Yusuf / Cat Stevens will release his first studio album in five years on 27 October 2014. The follow-up to 2009's Roadsinger, which is dubbed Tell 'Em I'm Gone, comes co-produced by Rick Rubin and includes collaborations with Will Oldham (a.k.a. Bonnie "Prince" Billy), Chavez frontman (and frequent Oldham collaborator) Matt Sweeney, Tinariwen, and more.
Mixed with help from founding Yardbirds member Paul Samwell-Smith, the upcoming LP nods to the R&B that Yusuf listened to while growing up (according to Rolling Stone) and spans ten songs, five of which are original compositions and five of which are covers. Yusuf has already shared one track from Tell 'Em I'm Gone — a piano-driven rendition of Edgar Winter's 1971 track Dying to Live — and now the Rock and Roll Hall of Famer has let go of a second: a new version of The Devil Came From Kansas, a 1969 song by English band Procol Harum.
"Procol Harum was one of my favorite bands," Yusuf tells SPIN. "We kind of started out together in a way on this very exclusive label called Deram back in the '60s. My drummer Barry went to join them so he actually played [sic] on Whiter Shade of Pale, which I think is one of the best pop songs ever. They wrote some great songs and I wanted to sing something that respected their repertoire and I don't know why but it was something that happened in Kansas when I was traveling. This was kind of apt for me and it reflected some of my memories."

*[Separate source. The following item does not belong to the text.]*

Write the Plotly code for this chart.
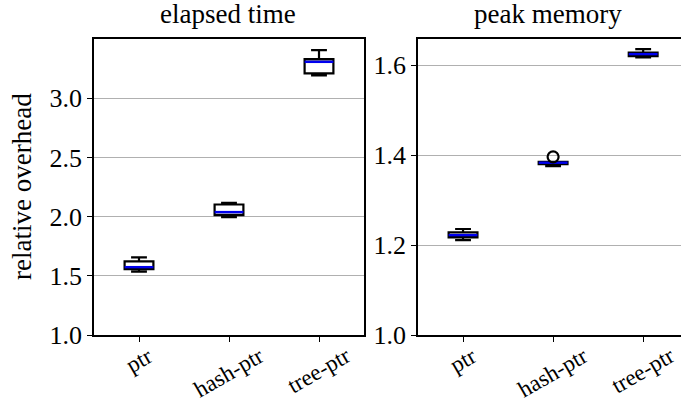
import plotly.graph_objects as go

categories = ["ptr", "hash-ptr", "tree-ptr"]

# elapsed time (relative overhead)
time_lower = [1.536, 1.996, 3.192]
time_q1 = [1.557, 2.013, 3.209]
time_median = [1.573, 2.038, 3.307]
time_q3 = [1.621, 2.102, 3.330]
time_upper = [1.655, 2.117, 3.406]

# peak memory (relative overhead)
mem_lower = [1.211, 1.3756, 1.617]
mem_q1 = [1.217, 1.380, 1.620]
mem_median = [1.222, 1.383, 1.6244]
mem_q3 = [1.228, 1.385, 1.628]
mem_upper = [1.2356, 1.385, 1.6356]
mem_outlier_x = [1]
mem_outlier_y = [1.396]

positions = [0, 1, 2]
BOX_W = 0.32
FONT = "Liberation Serif"

fig = go.Figure()


def add_panel(xa, ya, lower, q1, med, q3, upper):
    fig.add_trace(go.Box(
        x=positions, q1=q1, median=med, q3=q3, lowerfence=lower, upperfence=upper,
        width=BOX_W, whiskerwidth=0.55, fillcolor="white",
        line=dict(color="black", width=2.2), xaxis=xa, yaxis=ya,
        showlegend=False, hoverinfo="skip", boxpoints=False,
    ))
    for p, m in zip(positions, med):
        fig.add_trace(go.Scatter(
            x=[p - BOX_W / 2, p + BOX_W / 2], y=[m, m], mode="lines",
            line=dict(color="#0000ee", width=2.4), xaxis=xa, yaxis=ya,
            showlegend=False, hoverinfo="skip",
        ))


add_panel("x", "y", time_lower, time_q1, time_median, time_q3, time_upper)
add_panel("x2", "y2", mem_lower, mem_q1, mem_median, mem_q3, mem_upper)
fig.add_trace(go.Scatter(
    x=mem_outlier_x, y=mem_outlier_y, mode="markers",
    marker=dict(symbol="circle-open", size=11, color="black", line=dict(width=2.2)),
    xaxis="x2", yaxis="y2", showlegend=False, hoverinfo="skip",
))

axis_common = dict(showline=True, linecolor="black", linewidth=1.5, mirror=True,
                   ticks="outside", ticklen=5, tickwidth=1.3, tickcolor="black",
                   zeroline=False, automargin=False,
                   tickfont=dict(family=FONT, size=26, color="black"))

y_dom = [1 - 335 / 415, 1 - 39 / 415]
fig.update_layout(
    width=681, height=415, margin=dict(l=0, r=0, t=0, b=0, pad=0),
    paper_bgcolor="white", plot_bgcolor="white",
    xaxis=dict(domain=[94 / 681, 364 / 681], range=[-0.5, 2.5], tickvals=positions,
               showticklabels=False, showgrid=False, anchor="y", **axis_common),
    yaxis=dict(domain=y_dom, range=[1.0, 3.5], tickvals=[1.0, 1.5, 2.0, 2.5, 3.0],
               ticktext=["1.0", "1.5", "2.0", "2.5", "3.0"], showgrid=True,
               gridcolor="#b0b0b0", gridwidth=1, anchor="x", **axis_common),
    xaxis2=dict(domain=[418 / 681, 1.0], range=[-0.5, 2.42], tickvals=positions,
                showticklabels=False, showgrid=False, anchor="y2", **axis_common),
    yaxis2=dict(domain=y_dom, range=[1.0, 1.658], tickvals=[1.0, 1.2, 1.4, 1.6],
                ticktext=["1.0", "1.2", "1.4", "1.6"], showgrid=True,
                gridcolor="#b0b0b0", gridwidth=1, anchor="x2", **axis_common),
)

annotations = []
for xa in ["x", "x2"]:
    for p, c in zip(positions, categories):
        annotations.append(dict(
            x=p, xref=xa, y=y_dom[0] - 5 / 415, yref="paper", text=c, showarrow=False,
            textangle=-30, xanchor="center", yanchor="top",
            font=dict(family=FONT, size=23, color="black"),
        ))
annotations.append(dict(x=228 / 681, y=1 - 14 / 415, xref="paper", yref="paper",
                        text="elapsed time", showarrow=False, xanchor="center",
                        yanchor="middle", font=dict(family=FONT, size=27, color="black")))
annotations.append(dict(x=548 / 681, y=1 - 14 / 415, xref="paper", yref="paper",
                        text="peak memory", showarrow=False, xanchor="center",
                        yanchor="middle", font=dict(family=FONT, size=27, color="black")))
annotations.append(dict(x=22 / 681, y=(y_dom[0] + y_dom[1]) / 2, xref="paper", yref="paper",
                        text="relative overhead", showarrow=False, textangle=-90,
                        xanchor="center", yanchor="middle",
                        font=dict(family=FONT, size=27, color="black")))
fig.update_layout(annotations=annotations)

fig.write_html("out.html", config={"displayModeBar": False},
               post_script="document.body.style.margin='0';document.body.style.overflow='hidden';")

Oldham: How are you doing?
Yusuf: Really good. We've been just rehearing at the moment. I've got everything set up here, so I'm kind of running through, just me and a guitar, various guitars. You know, just me alone, and it's feeling pretty good, so I'm thinking the band's going to make it sound so much better. I want to thank you, Will, for everything you've done on the album. It sounds so lovely. It's so good.
Oldham: I've been listening to it non-stop all week since I got it, and yeah, it sounds really exciting. All right, I've got a really deep question for you: What is The Devil Came from Kansas even about?
Yusuf: You know what? I'm frightened to ask [Procol Harum's] Keith Reid, just in case it really disappoints me [see below]. But to me, I had a pretty bad trip in Kansas once, and I wrote a song about it called 18th Avenue (Kansas City Nightmare).
Oldham: Oh, I love that song.
Yusuf: There is something to do with a devilish night that I had out there. So that song, 18th Avenue, really does document very clearly what happened. I actually did run to the airport after coming off this terrible trip, and finally making it. And that was Gate 22 that I had to reach. So it's all kind of really quite documented in that song.
Oldham: That's great, because this week, in preparation for talking with you, I've been listening to the last few records, and just randomly pulled out [1972's] Catch Bull at Four as the one old record that I was listening to, so it's nice to hear that there's this Kansas connection that draws a line between the two records.
Yusuf: Yeah. It's not as if I hold any grudge to the people of Kansas, but it just seems to be a good place to talk badly about.
We drew Keith Reid's attention to the interview above, adding, "I don't know if you feel like offering some kind of answer [to Cat Stevens] through the pages of 'Beyond the Pale', but we'll be happy to publish it if you do." Here's KR's response (16 October 2014):
Thanks for this.
I'd like to say, what an honour for such a terrific singer-songwriter as Yusuf / Cat Stevens to like this song well enough to record it. I'm totally delighted.